INSTRUCTION: Quote from the first line below through the line that contains "import * as", both included, and leave the pictures out.

------------------------------------------------

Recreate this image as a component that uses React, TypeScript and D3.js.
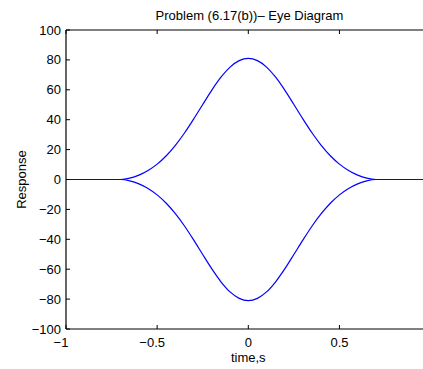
import React from "react";
import * as d3 from "d3";

const timeValues = [-1, -0.7, -0.65, -0.6, -0.55, -0.5, -0.45, -0.4, -0.35, -0.3, -0.25, -0.2, -0.15, -0.1, -0.05, 0, 0.05, 0.1, 0.15, 0.2, 0.25, 0.3, 0.35, 0.4, 0.45, 0.5, 0.55, 0.6, 0.65, 0.7, 1];
const upperResponse = [0, 0, 0.9, 2.9, 6.0, 10.3, 15.9, 22.9, 31.1, 40.4, 50.2, 59.8, 68.4, 75.2, 79.5, 81, 79.5, 75.2, 68.4, 59.8, 50.2, 40.4, 31.1, 22.9, 15.9, 10.3, 6.0, 2.9, 0.9, 0, 0];
const lowerResponse = [0, 0, -0.9, -2.9, -6.0, -10.3, -15.9, -22.9, -31.1, -40.4, -50.2, -59.8, -68.4, -75.2, -79.5, -81, -79.5, -75.2, -68.4, -59.8, -50.2, -40.4, -31.1, -22.9, -15.9, -10.3, -6.0, -2.9, -0.9, 0, 0];
const xTicks = [-1, -0.5, 0, 0.5, 1];
const yTicks = [-100, -80, -60, -40, -20, 0, 20, 40, 60, 80, 100];
const titleText = "Problem (6.17(b))\u2013 Eye Diagram";
const xLabel = "time,s";
const yLabel = "Response";

const W = 423;
const H = 369;
const L = 66;
const R = 430.6;
const T = 30;
const B = 329;
const FONT = "'Liberation Sans', Arial, Helvetica, sans-serif";

const fmt = (v: number) => (v < 0 ? "\u2212" + String(Math.abs(v)) : String(v));

export default function App() {
  const x = d3.scaleLinear().domain([-1, 1]).range([L, R]);
  const y = d3.scaleLinear().domain([-100, 100]).range([B, T]);
  const line = d3
    .line<number>()
    .x((_, i) => x(timeValues[i]))
    .y((d) => y(d))
    .curve(d3.curveMonotoneX);
  const tl = 4;
  return (
    <svg width={W} height={H} style={{ position: "absolute", left: 0, top: 0, background: "#fff" }} fontFamily={FONT}>
      <rect x={0} y={0} width={W} height={H} fill="#fff" />
      <path d={line(upperResponse) || ""} fill="none" stroke="#0000ff" strokeWidth={1.2} />
      <path d={line(lowerResponse) || ""} fill="none" stroke="#0000ff" strokeWidth={1.2} />
      <line x1={L} x2={R} y1={B} y2={B} stroke="#000" strokeWidth={1.2} />
      <line x1={L} x2={R} y1={T} y2={T} stroke="#000" strokeWidth={1.2} />
      <line x1={L} x2={L} y1={T} y2={B} stroke="#000" strokeWidth={1.2} />
      <line x1={R} x2={R} y1={T} y2={B} stroke="#000" strokeWidth={1.2} />
      {xTicks.map((t) => (
        <g key={"x" + t}>
          <line x1={x(t)} x2={x(t)} y1={B} y2={B - tl} stroke="#000" strokeWidth={1} />
          <line x1={x(t)} x2={x(t)} y1={T} y2={T + tl} stroke="#000" strokeWidth={1} />
          {x(t) < W - 8 && (
            <text x={x(t)} dx={t < 0 ? -5 : 0} y={347} fontSize={13} textAnchor="middle" fill="#000">
              {fmt(t)}
            </text>
          )}
        </g>
      ))}
      {yTicks.map((t) => (
        <g key={"y" + t}>
          <line x1={L} x2={L + tl} y1={y(t)} y2={y(t)} stroke="#000" strokeWidth={1} />
          <line x1={R} x2={R - tl} y1={y(t)} y2={y(t)} stroke="#000" strokeWidth={1} />
          <text x={61} y={y(t)} dy="0.35em" fontSize={13} textAnchor="end" fill="#000">
            {fmt(t)}
          </text>
        </g>
      ))}
      <text x={249.5} y={20} fontSize={13} textAnchor="middle" fill="#000">
        {titleText}
      </text>
      <text x={248.3} y={362} fontSize={13} textAnchor="middle" fill="#000">
        {xLabel}
      </text>
      <text transform={`translate(26,${(T + B) / 2}) rotate(-90)`} fontSize={13} textAnchor="middle" fill="#000">
        {yLabel}
      </text>
    </svg>
  );
}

------------------------------------------------

FINAL RESULT:
Recreate this image as a component that uses React, TypeScript and D3.js.
import React from "react";
import * as d3 from "d3";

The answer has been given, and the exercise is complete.